> What is needed
Assemble all lines in which the string "chart" appears.

> Data entries

----

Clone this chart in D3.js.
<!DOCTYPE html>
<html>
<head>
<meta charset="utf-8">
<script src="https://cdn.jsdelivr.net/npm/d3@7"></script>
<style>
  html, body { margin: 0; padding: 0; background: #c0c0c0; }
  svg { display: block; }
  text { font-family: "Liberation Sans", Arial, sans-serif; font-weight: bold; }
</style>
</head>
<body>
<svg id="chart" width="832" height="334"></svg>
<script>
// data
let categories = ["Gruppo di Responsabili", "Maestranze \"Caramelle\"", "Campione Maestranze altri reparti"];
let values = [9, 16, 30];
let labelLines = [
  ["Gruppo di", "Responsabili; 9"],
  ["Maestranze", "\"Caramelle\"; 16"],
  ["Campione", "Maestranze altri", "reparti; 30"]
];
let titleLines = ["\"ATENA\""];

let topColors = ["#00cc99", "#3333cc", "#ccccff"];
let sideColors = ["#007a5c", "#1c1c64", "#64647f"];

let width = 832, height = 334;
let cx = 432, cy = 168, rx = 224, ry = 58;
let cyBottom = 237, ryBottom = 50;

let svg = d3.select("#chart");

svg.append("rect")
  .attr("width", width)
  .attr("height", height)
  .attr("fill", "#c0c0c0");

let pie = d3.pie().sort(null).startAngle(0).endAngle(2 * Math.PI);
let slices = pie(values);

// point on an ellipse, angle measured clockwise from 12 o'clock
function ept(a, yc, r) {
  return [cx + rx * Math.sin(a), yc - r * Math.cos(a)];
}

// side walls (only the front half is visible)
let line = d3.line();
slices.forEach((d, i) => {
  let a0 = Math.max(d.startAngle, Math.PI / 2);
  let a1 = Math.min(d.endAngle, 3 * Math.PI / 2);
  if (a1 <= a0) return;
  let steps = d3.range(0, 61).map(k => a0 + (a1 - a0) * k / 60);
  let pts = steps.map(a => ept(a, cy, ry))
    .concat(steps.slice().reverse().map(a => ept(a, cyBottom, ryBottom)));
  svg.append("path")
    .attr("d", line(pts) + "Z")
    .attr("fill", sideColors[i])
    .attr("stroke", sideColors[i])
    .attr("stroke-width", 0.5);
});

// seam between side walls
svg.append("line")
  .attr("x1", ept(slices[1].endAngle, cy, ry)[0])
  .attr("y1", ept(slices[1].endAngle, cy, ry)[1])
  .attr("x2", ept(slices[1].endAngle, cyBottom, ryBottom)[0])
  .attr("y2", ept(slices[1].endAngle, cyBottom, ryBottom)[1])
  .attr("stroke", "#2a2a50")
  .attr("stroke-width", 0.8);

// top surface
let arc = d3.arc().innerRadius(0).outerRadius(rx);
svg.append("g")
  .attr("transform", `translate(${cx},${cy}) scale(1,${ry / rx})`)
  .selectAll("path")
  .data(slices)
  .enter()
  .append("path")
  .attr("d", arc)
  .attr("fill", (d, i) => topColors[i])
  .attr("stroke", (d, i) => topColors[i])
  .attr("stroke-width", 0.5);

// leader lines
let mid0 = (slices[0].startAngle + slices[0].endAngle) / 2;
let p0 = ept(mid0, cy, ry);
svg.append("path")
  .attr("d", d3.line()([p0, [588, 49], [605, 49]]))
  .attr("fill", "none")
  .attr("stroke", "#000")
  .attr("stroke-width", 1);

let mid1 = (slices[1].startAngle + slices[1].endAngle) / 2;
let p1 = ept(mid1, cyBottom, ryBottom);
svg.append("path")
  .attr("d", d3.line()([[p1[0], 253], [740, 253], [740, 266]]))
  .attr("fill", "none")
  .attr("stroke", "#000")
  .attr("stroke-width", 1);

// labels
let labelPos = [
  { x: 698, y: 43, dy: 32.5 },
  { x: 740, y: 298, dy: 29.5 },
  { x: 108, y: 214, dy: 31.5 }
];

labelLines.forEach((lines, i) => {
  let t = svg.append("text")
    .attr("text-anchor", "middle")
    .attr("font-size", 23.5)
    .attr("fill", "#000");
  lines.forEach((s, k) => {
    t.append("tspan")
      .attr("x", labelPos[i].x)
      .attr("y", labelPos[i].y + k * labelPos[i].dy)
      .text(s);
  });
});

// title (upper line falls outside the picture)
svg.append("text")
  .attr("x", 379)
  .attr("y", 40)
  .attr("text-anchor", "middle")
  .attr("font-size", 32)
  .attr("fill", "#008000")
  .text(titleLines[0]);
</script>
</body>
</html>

----

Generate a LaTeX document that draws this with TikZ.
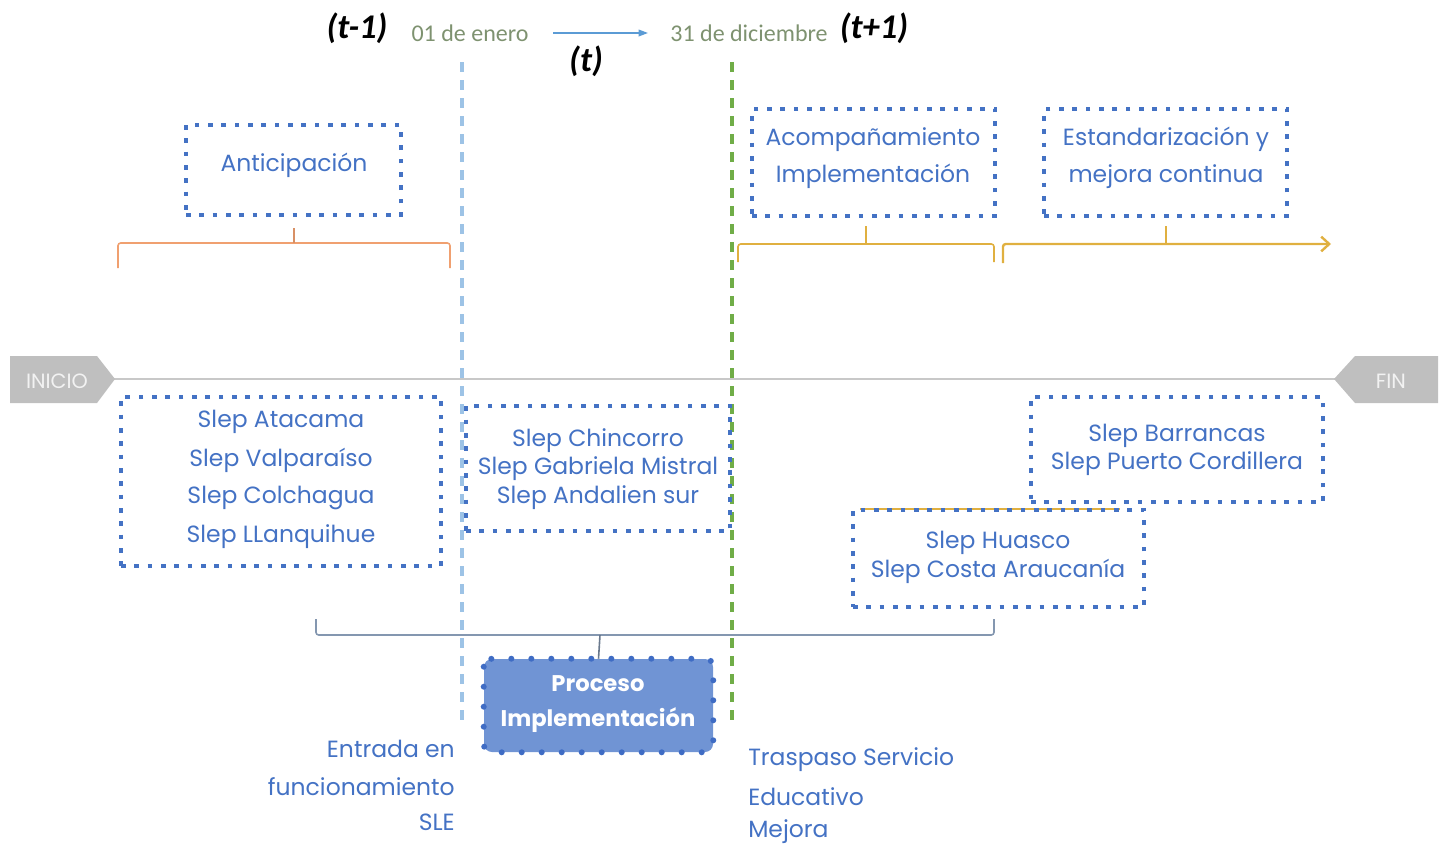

----

> Solved problem
Clone this chart in D3.js.
<svg id="chart" width="832" height="334"></svg>
let svg = d3.select("#chart");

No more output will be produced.